Obviously some fairy reputable organisations and individuals are moderately confident that there isn't otherwise they wouldn't have done it.
If my parrot recites your song after hearing my alleged infringement, I record its performance and post it on YouTube is that infringement?
Last one, if I use the song from your website to train an song recognition AI is that infringement?
"Training a neural network" is an implementation detail. These companies accessed millions of copyrighted works, encoded them such that the copyright was unenforcable, then sell the output of that transformation.
If my parrot recites your song after hearing it and I record that and upload to YouTube.

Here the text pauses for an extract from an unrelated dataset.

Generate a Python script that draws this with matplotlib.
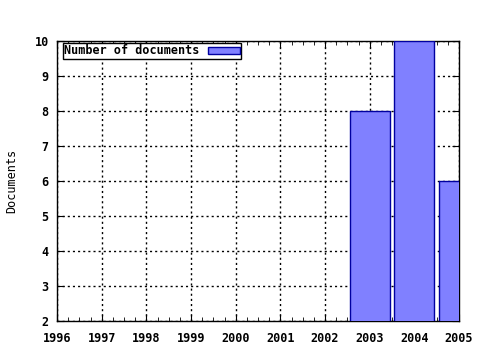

I've violated your copyright.
If a big company does the same(runs the song through a non-human process, then sells the output) I believe they're blatantly infringing copyright.
I think the post you’re replying to saw was confused about the quote above. The person who’s claiming copyright by showing the claimed file started as their own image has to show that it started from their own image, and not just that the file could have derived from the image. Copyright cares about both the works and the provenance of works.
Stable Diffusion couldn’t be flagged under this pretense if a person used a prompt that was their own nor could they even be sued if they ran an image through it as long as there is no plausibility that it was made by a copyright work. The only thing I imagine a case working on is the actual training process of the algorithm rather than the algorithm itself for that exact reason.
Maybe it's a mass delusion but that feels like a stretch.
Also your wording makes this sound entirely like a sinister conspiracy or cash grab. Many people think this is simply a worthy pursuit and the right direction to be looking at the moment.
I don't deny that this might be a worthy pursuit or the right direction to be looking, or that that's the reason some people are in it. I just question the motivations of a private company valued at $10b which is going to have a lot more control over the direction of the industry than those passionate individuals.